EXERCISE: Set aside the pictures and output only the lines from the one containing "Convert this chart to Plotly code." up to and including the one containing "0.0001, 0.00005, 0.00002]".

LISTED RECORDS:

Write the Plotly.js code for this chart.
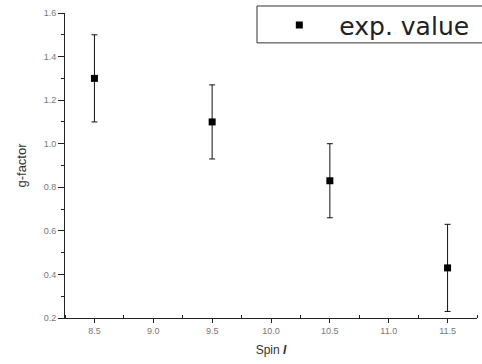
<!DOCTYPE html>
<html>
<head>
<meta charset="utf-8">
<script src="https://cdn.plot.ly/plotly-3.0.1.min.js"></script>
<style>html,body{margin:0;padding:0;background:#fff;}#chart{width:482px;height:364px;}</style>
</head>
<body>
<div id="chart"></div>
<script>
const spin = [8.5, 9.5, 10.5, 11.5];
const gFactor = [1.30, 1.10, 0.83, 0.43];
const gError = [0.20, 0.17, 0.17, 0.20];
const xTickVals = [8.5, 9.0, 9.5, 10.0, 10.5, 11.0, 11.5];
const xTickText = ['8.5', '9.0', '9.5', '10.0', '10.5', '11.0', '11.5'];
const yTickVals = [0.2, 0.4, 0.6, 0.8, 1.0, 1.2, 1.4, 1.6];
const yTickText = ['0.2', '0.4', '0.6', '0.8', '1.0', '1.2', '1.4', '1.6'];

const trace = {
  x: spin,
  y: gFactor,
  type: 'scatter',
  mode: 'markers',
  name: 'exp. value',
  marker: {symbol: 'square', size: 7, color: '#000'},
  error_y: {type: 'data', array: gError, visible: true, color: '#111', thickness: 1, width: 3}
};

const tickFont = {family: 'Liberation Sans, Arial, sans-serif', size: 9, color: '#777'};

const layout = {
  width: 482, height: 364,
  margin: {l: 65, r: 5, t: 13, b: 46, autoexpand: false},
  paper_bgcolor: '#fff', plot_bgcolor: '#fff',
  showlegend: true,
  legend: {
    xref: 'container', yref: 'container',
    x: 0.538, xanchor: 'left', y: 0.994, yanchor: 'top',
    bgcolor: 'rgba(0,0,0,0)', borderwidth: 0,
    itemwidth: 70,
    font: {family: 'DejaVu Sans, sans-serif', size: 25, color: '#222'}
  },
  shapes: [{
    type: 'rect', xref: 'paper', yref: 'paper',
    x0: 0.466, x1: 1.2, y0: 0.902, y1: 1.023,
    line: {color: '#333', width: 1}, fillcolor: 'rgba(0,0,0,0)'
  }],
  xaxis: {
    range: [8.25, 11.75],
    tickmode: 'array', tickvals: xTickVals, ticktext: xTickText,
    ticks: 'outside', ticklen: 4, tickwidth: 1, tickcolor: '#222',
    minor: {dtick: 0.5, tick0: 8.25, ticks: 'inside', ticklen: 3, tickcolor: '#222', showgrid: false},
    showline: true, linecolor: '#222', linewidth: 1,
    showgrid: false, zeroline: false,
    tickfont: tickFont,
    title: {text: 'Spin <b><i>I</i></b>', font: {family: 'Liberation Sans, Arial, sans-serif', size: 12, color: '#333'}, standoff: 10}
  },
  yaxis: {
    range: [0.2, 1.6],
    tickmode: 'array', tickvals: yTickVals, ticktext: yTickText,
    ticks: 'outside', ticklen: 6, tickwidth: 1, tickcolor: '#222',
    minor: {dtick: 0.2, tick0: 0.3, ticks: 'outside', ticklen: 3, tickcolor: '#222', showgrid: false},
    showline: true, linecolor: '#222', linewidth: 1,
    showgrid: false, zeroline: false,
    tickfont: tickFont,
    title: {text: 'g-factor', font: {family: 'Liberation Sans, Arial, sans-serif', size: 13, color: '#333'}, standoff: 14}
  }
};

Plotly.newPlot('chart', [trace], layout, {displayModeBar: false, staticPlot: true});
</script>
</body>
</html>
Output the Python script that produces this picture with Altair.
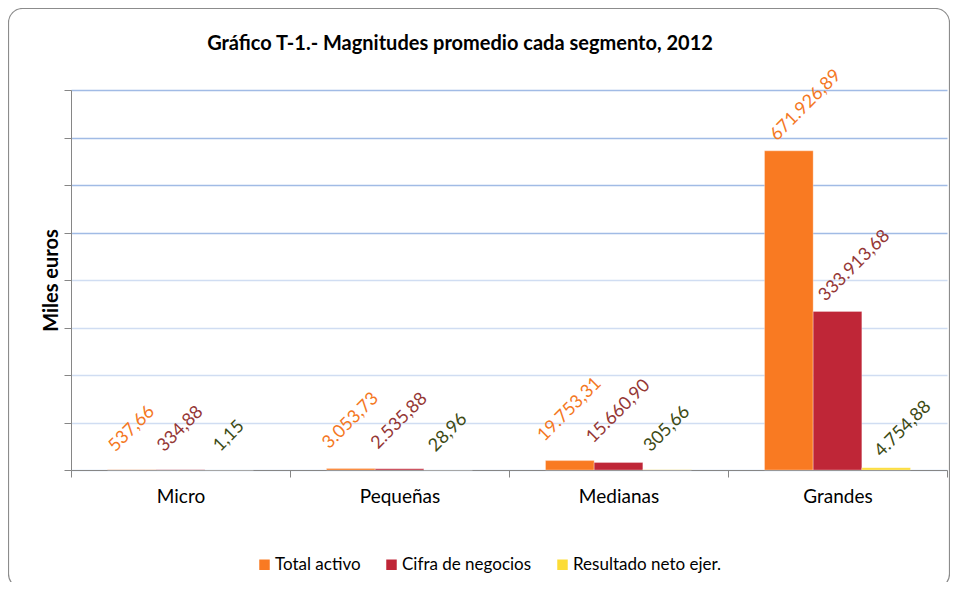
import altair as alt
import pandas as pd

# ---- data ----
segments = ["Micro", "Pequeñas", "Medianas", "Grandes"]
series_names = ["Total activo", "Cifra de negocios", "Resultado neto ejer."]
total_activo = [537.66, 3053.73, 19753.31, 671926.89]
cifra_negocios = [334.88, 2535.88, 15660.90, 333913.68]
resultado_neto = [1.15, 28.96, 305.66, 4754.88]
y_ticks = [0, 100000, 200000, 300000, 400000, 500000, 600000, 700000, 800000]

bar_colors = ["#f97a22", "#bf2637", "#fcdc36"]
label_colors = ["#f4781f", "#953735", "#3d4a14"]

FONT = "Lato"


def fmt_es(v):
    s = f"{v:,.2f}"
    return s.replace(",", "_").replace(".", ",").replace("_", ".")


rows = []
for name, vals, lc in zip(series_names, [total_activo, cifra_negocios, resultado_neto], label_colors):
    for seg, v in zip(segments, vals):
        rows.append({"segmento": seg, "serie": name, "valor": v,
                     "etiqueta": fmt_es(v), "color_etiqueta": lc})
df = pd.DataFrame(rows)

x_enc = alt.X("segmento:N", sort=segments,
              scale=alt.Scale(paddingInner=0, paddingOuter=0),
              axis=alt.Axis(title=None, tickBand="extent", labelAngle=0,
                            labelFont=FONT, labelFontSize=19, labelColor="#000000",
                            labelPadding=10, tickSize=7, tickColor="#868686",
                            domainColor="#868686", grid=False))
xoff_enc = alt.XOffset("serie:N", sort=series_names,
                       scale=alt.Scale(paddingOuter=0.75, paddingInner=0))
y_enc = alt.Y("valor:Q", scale=alt.Scale(domain=[0, 800000], nice=False),
              axis=alt.Axis(title="Miles euros", values=y_ticks, labels=False,
                            titleFont=FONT, titleFontSize=20, titleFontWeight="bold",
                            titleColor="#000000", titlePadding=2,
                            tickSize=7, tickColor="#868686", domainColor="#868686",
                            grid=True, gridWidth=1.3,
                            gridColor={"condition": {"test": "datum.value >= 500000", "value": "#a1bbe5"},
                                       "value": "#d0ddf2"}))

bars = alt.Chart(df).mark_bar(stroke="#ffffff", strokeWidth=0.6, strokeOpacity=0.5).encode(
    x=x_enc, xOffset=xoff_enc, y=y_enc,
    color=alt.Color("serie:N", sort=series_names,
                    scale=alt.Scale(domain=series_names, range=bar_colors),
                    legend=alt.Legend(title=None, orient="none", direction="horizontal",
                                      legendX=185, legendY=466, symbolType="square",
                                      symbolSize=110, symbolStrokeWidth=0,
                                      labelFont=FONT, labelFontSize=17, labelColor="#000000",
                                      labelOffset=2, columnPadding=22, padding=0)),
)

u_expr = "((datum.segmento == 'Grandes' ? 9 : 18) + 0.354*(9.7*length(datum.etiqueta)+6))"
h_expr = "(datum.segmento == 'Grandes' ? 17 : 0)"
labels = alt.Chart(df).mark_text(
    font=FONT, fontSize=18, angle=315, align="center", baseline="middle",
    dx=alt.ExprRef(expr=f"0.707*({h_expr}+{u_expr})"),
    dy=alt.ExprRef(expr=f"0.707*({h_expr}-{u_expr})"),
).encode(
    x=alt.X("segmento:N", sort=segments),
    xOffset=alt.XOffset("serie:N", sort=series_names),
    y=alt.Y("valor:Q"),
    text="etiqueta:N",
    color=alt.Color("color_etiqueta:N", scale=None),
)

frame = alt.Chart(pd.DataFrame({"k": [0]})).mark_rect(
    fill="transparent", stroke="#8c8c8c", strokeWidth=1.2, cornerRadius=14
).encode(
    x=alt.value(-62.5), x2=alt.value(878.5), y=alt.value(-81.5), y2=alt.value(498)
)

chart = alt.layer(frame, bars, labels).properties(
    width=876, height=380,
    title=alt.TitleParams("Gráfico T-1.- Magnitudes promedio cada segmento, 2012",
                          font=FONT, fontSize=20, fontWeight="bold", color="#000000",
                          anchor="middle", frame="group", dx=-49, offset=-66,
                          baseline="bottom"),
    autosize=alt.AutoSizeParams(type="none"),
    padding={"left": 63, "top": 82, "right": 3, "bottom": 112},
    background="#ffffff",
).configure_view(stroke=None)

chart.save("out.html", embed_options={"renderer": "svg", "actions": False})
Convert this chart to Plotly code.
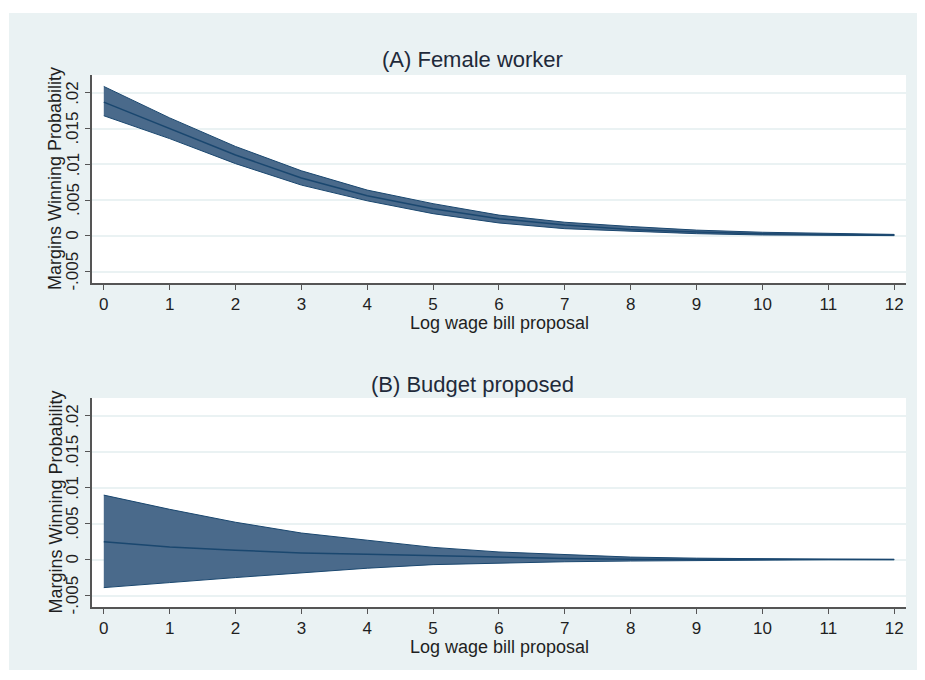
import plotly.graph_objects as go

# ---- data ----
log_wage = [0, 1, 2, 3, 4, 5, 6, 7, 8, 9, 10, 11, 12]

female_margin = [0.0187, 0.0150, 0.0113, 0.0081, 0.0056, 0.0038, 0.0024, 0.0015, 0.0009, 0.00055, 0.0003, 0.00018, 0.0001]
female_lower = [0.0168, 0.0136, 0.0101, 0.0071, 0.0049, 0.0031, 0.0018, 0.0010, 0.0006, 0.0003, 0.00012, 0.00006, 0.00003]
female_upper = [0.0209, 0.0165, 0.0125, 0.0091, 0.0064, 0.0045, 0.0029, 0.0019, 0.0013, 0.0008, 0.0005, 0.0003, 0.0002]

budget_margin = [0.00247, 0.00177, 0.0013, 0.00093, 0.00074, 0.00055, 0.0003, 0.00015, 0.00006, 0.00003, 0.00002, 0.00001, 0.000005]
budget_lower = [-0.0039, -0.0032, -0.0025, -0.0018, -0.0012, -0.0007, -0.00045, -0.0003, -0.0002, -0.0001, -0.00005, -0.00002, -0.00001]
budget_upper = [0.00898, 0.0070, 0.0052, 0.0037, 0.0027, 0.0017, 0.00106, 0.0007, 0.00035, 0.0002, 0.0001, 0.00005, 0.00002]

y_tickvals = [-0.005, 0, 0.005, 0.01, 0.015, 0.02]
y_ticktext = ["-.005", "0", ".005", ".01", ".015", ".02"]
x_tickvals = list(range(0, 13))

panel_titles = ["(A) Female worker", "(B) Budget proposed"]
x_title = "Log wage bill proposal"
y_title = "Margins Winning Probability"

# ---- styling ----
OFF = 8  # page body margin
W, H = 925 - OFF, 680 - 2 * OFF
BG = "#EAF2F3"
FILL = "#4A6A8B"
LINE = "#1A476F"
FONT = "Liberation Sans, Arial, sans-serif"
TXT = "#1f1f1f"

def px_x(p):
    return (p - OFF) / W

def px_y(p):
    return 1 - (p - OFF) / H

panels = [
    dict(top=75, bottom=283, m=female_margin, lo=female_lower, hi=female_upper,
         title_y=60, xtitle_y=323),
    dict(top=398, bottom=607, m=budget_margin, lo=budget_lower, hi=budget_upper,
         title_y=384, xtitle_y=647),
]

fig = go.Figure()
layout_axes = {}
annotations = []
left_px, right_px = 92, 906

for i, p in enumerate(panels):
    n = "" if i == 0 else str(i + 1)
    xa, ya = "x" + n, "y" + n
    fig.add_trace(go.Scatter(
        x=log_wage + log_wage[::-1], y=p["hi"] + p["lo"][::-1],
        fill="toself", fillcolor=FILL, mode="lines",
        line=dict(color=LINE, width=1), xaxis=xa, yaxis=ya,
        showlegend=False, hoverinfo="skip"))
    fig.add_trace(go.Scatter(
        x=log_wage, y=p["m"], mode="lines",
        line=dict(color=LINE, width=1.5), xaxis=xa, yaxis=ya,
        showlegend=False))
    layout_axes["xaxis" + n] = dict(
        domain=[px_x(left_px), px_x(right_px)],
        range=[-0.179, 12.18], tickvals=x_tickvals,
        ticks="outside", ticklen=5, tickcolor="#555", tickwidth=1,
        showline=True, linecolor="#555", linewidth=1.5,
        showgrid=False, zeroline=False, anchor=ya,
        tickfont=dict(family=FONT, size=17, color=TXT),
        automargin=False)
    layout_axes["yaxis" + n] = dict(
        domain=[px_y(p["bottom"]), px_y(p["top"])],
        range=[-0.0066, 0.0225], tickvals=y_tickvals,
        showticklabels=False, ticks="outside", ticklen=5, tickcolor="#555", tickwidth=1,
        showline=True, linecolor="#555", linewidth=1.5,
        showgrid=True, gridcolor=BG, gridwidth=2, zeroline=False, anchor=xa,
        automargin=False)
    # y tick labels (rotated, Stata style)
    for v, t in zip(y_tickvals, y_ticktext):
        annotations.append(dict(
            text=t, x=px_x(73), y=v, xref="paper", yref=ya,
            showarrow=False, xanchor="center", yanchor="middle", textangle=-90,
            font=dict(family=FONT, size=17, color=TXT)))
    annotations.append(dict(
        text=panel_titles[i], x=px_x(472), y=px_y(p["title_y"]),
        xref="paper", yref="paper", showarrow=False, xanchor="center", yanchor="middle",
        font=dict(family=FONT, size=22, color="#1f2a3a")))
    annotations.append(dict(
        text=x_title, x=px_x(499), y=px_y(p["xtitle_y"]),
        xref="paper", yref="paper", showarrow=False, xanchor="center", yanchor="middle",
        font=dict(family=FONT, size=18, color=TXT)))
    annotations.append(dict(
        text=y_title, x=px_x(55), y=px_y((p["top"] + p["bottom"]) / 2),
        xref="paper", yref="paper", showarrow=False, xanchor="center", yanchor="middle",
        textangle=-90, font=dict(family=FONT, size=18, color=TXT)))

shapes = [
    dict(type="rect", xref="paper", yref="paper", x0=0, x1=1, y0=px_y(13), y1=1,
         fillcolor="white", line=dict(width=0), layer="below"),
    dict(type="rect", xref="paper", yref="paper", x0=0, x1=px_x(9), y0=0, y1=1,
         fillcolor="white", line=dict(width=0), layer="below"),
    dict(type="rect", xref="paper", yref="paper", x0=0, x1=1, y0=0, y1=px_y(670),
         fillcolor="white", line=dict(width=0), layer="below"),
]

fig.update_layout(
    width=W, height=H,
    margin=dict(l=0, r=0, t=0, b=0),
    paper_bgcolor=BG, plot_bgcolor="white",
    annotations=annotations, shapes=shapes,
    font=dict(family=FONT, color=TXT),
    **layout_axes)

fig.write_html("out.html")
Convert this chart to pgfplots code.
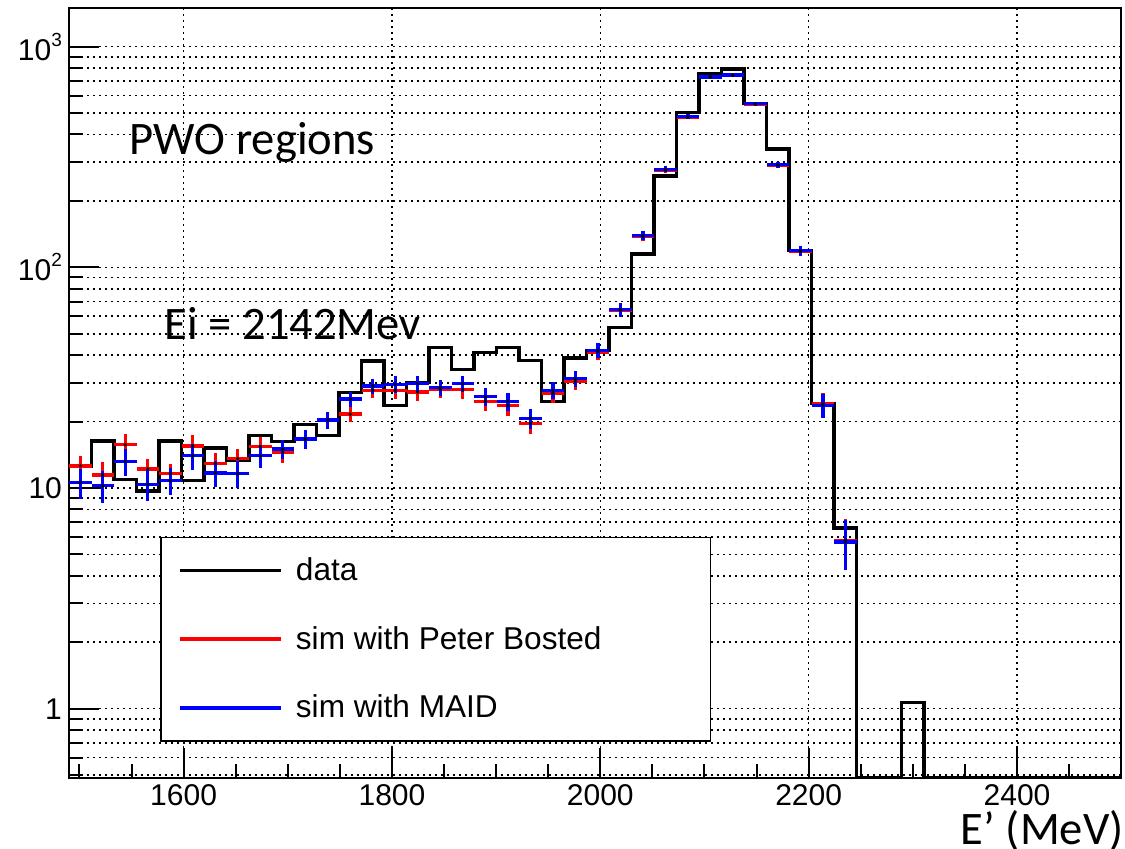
\documentclass[border=0pt]{standalone}
\usepackage{fontspec}
\setmainfont{Liberation Sans}
\newfontfamily\carlito{Carlito}
\usepackage{pgfplots}
\pgfplotsset{compat=1.18}
\usepackage{pgfplotstable}

% data histogram: left bin edges, contents (zero bins at the axis minimum)
\pgfplotstableread{
x y
1490.0 12.6
1511.6 16.3
1533.2 10.9
1554.8 9.7
1576.4 16.3
1598.0 10.8
1619.6 15.2
1641.2 13.4
1662.8 17.3
1684.4 16.2
1706.0 19.4
1727.6 17.3
1749.2 27.1
1770.8 37.7
1792.4 23.6
1814.0 30.0
1835.6 43.4
1857.2 34.4
1878.8 41.1
1900.4 43.3
1922.0 37.8
1943.6 24.6
1965.2 38.8
1986.8 42.1
2008.4 53.5
2030.0 114.7
2051.6 259
2073.2 502
2094.8 751
2116.4 791
2138.0 551
2159.6 344
2181.2 119
2202.8 24.1
2224.4 6.6
2246.0 0.4867
2267.6 0.4867
2289.2 1.07
2310.8 0.4867
2500.0 0.4867
}\datatable

\pgfplotstableread{
x y e
1500.8 12.6 1.4
1522.4 11.45 1.6
1544.0 15.7 1.85
1565.6 12.2 1.35
1587.2 11.6 1.3
1608.8 15.5 1.8
1630.4 12.9 1.5
1652.0 13.6 1.45
1673.6 15.4 1.65
1695.2 14.5 1.5
1716.8 16.6 1.65
1738.4 20.3 1.8
1760.0 21.6 1.75
1781.6 27.7 2.2
1803.2 27.7 2.5
1824.8 27.2 2.5
1846.4 28.0 2.5
1868.0 27.9 2.5
1889.6 24.7 2.4
1911.2 23.6 2.3
1932.8 19.6 2.1
1954.4 26.9 2.5
1976.0 30.4 2.7
1997.6 41.4 3.2
2019.2 64.0 4.5
2040.8 138 6.5
2062.4 276 9
2084.0 480 12
2105.6 728 15
2127.2 740 15
2148.8 549 13
2170.4 290 9
2192.0 118 6
2213.6 24.0 2.9
2235.2 5.8 1.45
}\redtable

\pgfplotstableread{
x y e
1500.8 10.57 1.65
1522.4 10.24 1.65
1544.0 13.2 1.9
1565.6 10.4 1.65
1587.2 10.8 1.5
1608.8 14.0 1.9
1630.4 11.7 1.55
1652.0 11.6 1.65
1673.6 14.0 1.65
1695.2 15.0 1.5
1716.8 16.7 1.65
1738.4 20.3 1.8
1760.0 25.3 1.95
1781.6 29.0 2.2
1803.2 29.5 2.6
1824.8 29.7 2.6
1846.4 28.5 2.5
1868.0 29.7 2.6
1889.6 25.9 2.4
1911.2 24.7 2.3
1932.8 20.7 2.1
1954.4 27.7 2.5
1976.0 31.3 2.7
1997.6 42.1 3.2
2019.2 64.3 4.5
2040.8 139 6.5
2062.4 278 9
2084.0 482 12
2105.6 730 15
2127.2 743 15
2148.8 551 13
2170.4 292 9
2192.0 119 6
2213.6 23.7 2.9
2235.2 5.69 1.45
}\bluetable

\begin{document}
\begin{tikzpicture}
\useasboundingbox (0pt,0pt) rectangle (562.5pt,424pt);
\begin{axis}[
  at={(34.5pt,35.15pt)}, anchor=south west,
  scale only axis, width=526.1pt, height=384.7pt,
  ymode=log,
  xmin=1490, xmax=2500, ymin=0.4867, ymax=1492,
  xtick={1600,1800,2000,2200,2400},
  xticklabels={1600,1800,2000,2200,2400},
  minor xtick={1500,1550,...,2500},
  ytick={1,10,100,1000},
  yticklabels={1,10,{10\raisebox{7pt}{\fontsize{9.5}{10}\selectfont 2}},{10\raisebox{7pt}{\fontsize{9.5}{10}\selectfont 3}}},
  minor ytick={0.5,0.6,0.7,0.8,0.9,2,3,4,5,6,7,8,9,20,30,40,50,60,70,80,90,200,300,400,500,600,700,800,900},
  tick pos=left, tick align=inside,
  major tick length=15pt, minor tick length=7pt,
  major tick style={line width=1pt, black},
  minor tick style={line width=1pt, black},
  xmajorgrids=true, xminorgrids=false,
  ymajorgrids=true, yminorgrids=true,
  major grid style={black, line width=0.8pt, dash pattern=on 1pt off 2pt},
  minor grid style={black, line width=0.8pt, dash pattern=on 1pt off 2pt},
  axis line style={line width=1pt, black},
  tick label style={font=\fontsize{15}{18}\selectfont, black},
  legend image code/.code={\draw[#1] (0pt,0pt) -- (50.5pt,0pt);},
  legend cell align=left,
  legend style={at={(axis description cs:0.0869,0.3134)}, anchor=north west,
    draw=black, line width=0.7pt, fill=white,
    inner xsep=8.5pt, inner ysep=8pt, row sep=17.5pt,
    font=\fontsize{15.8}{18}\selectfont,
    /tikz/every odd column/.append style={column sep=4.7pt}},
]
\addlegendimage{black, line width=1.7pt}
\addlegendentry{data}
\addlegendimage{red, line width=1.7pt}
\addlegendentry{sim with Peter Bosted\hspace*{44pt}}
\addlegendimage{blue, line width=1.7pt}
\addlegendentry{sim with MAID}

\addplot[const plot, black, line width=1.7pt, forget plot] table[x=x, y=y] {\datatable};

\addplot[only marks, forget plot, mark=*, mark size=0.6pt, mark options={black, fill=black},
  error bars/.cd, y dir=both, y explicit, x dir=both, x fixed=10.8, error mark=none,
  error bar style={line width=1.7pt, red}]
  table[x=x, y=y, y error=e] {\redtable};

\addplot[only marks, forget plot, mark=*, mark size=0.6pt, mark options={black, fill=black},
  error bars/.cd, y dir=both, y explicit, x dir=both, x fixed=10.8, error mark=none,
  error bar style={line width=1.7pt, blue}]
  table[x=x, y=y, y error=e] {\bluetable};
\end{axis}
\node[anchor=base west, inner sep=0pt, font=\carlito\fontsize{23.3}{28}\selectfont] at (64.7pt,346.5pt) {PWO regions};
\node[anchor=base west, inner sep=0pt, font=\carlito\fontsize{23.3}{28}\selectfont] at (82.2pt,254.35pt) {Ei = 2142Mev};
\node[anchor=base east, inner sep=0pt, font=\carlito\fontsize{23.3}{28}\selectfont] at (562pt,2pt) {E’ (MeV)};
\end{tikzpicture}
\end{document}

REPLY TO THE EXERCISE:
Convert this chart to Plotly code.
import plotly.graph_objects as go

# ---- data ----
log_wage = [0, 1, 2, 3, 4, 5, 6, 7, 8, 9, 10, 11, 12]

female_margin = [0.0187, 0.0150, 0.0113, 0.0081, 0.0056, 0.0038, 0.0024, 0.0015, 0.0009, 0.00055, 0.0003, 0.00018, 0.0001]
female_lower = [0.0168, 0.0136, 0.0101, 0.0071, 0.0049, 0.0031, 0.0018, 0.0010, 0.0006, 0.0003, 0.00012, 0.00006, 0.00003]
female_upper = [0.0209, 0.0165, 0.0125, 0.0091, 0.0064, 0.0045, 0.0029, 0.0019, 0.0013, 0.0008, 0.0005, 0.0003, 0.0002]

budget_margin = [0.00247, 0.00177, 0.0013, 0.00093, 0.00074, 0.00055, 0.0003, 0.00015, 0.00006, 0.00003, 0.00002, 0.00001, 0.000005]
budget_lower = [-0.0039, -0.0032, -0.0025, -0.0018, -0.0012, -0.0007, -0.00045, -0.0003, -0.0002, -0.0001, -0.00005, -0.00002, -0.00001]
budget_upper = [0.00898, 0.0070, 0.0052, 0.0037, 0.0027, 0.0017, 0.00106, 0.0007, 0.00035, 0.0002, 0.0001, 0.00005, 0.00002]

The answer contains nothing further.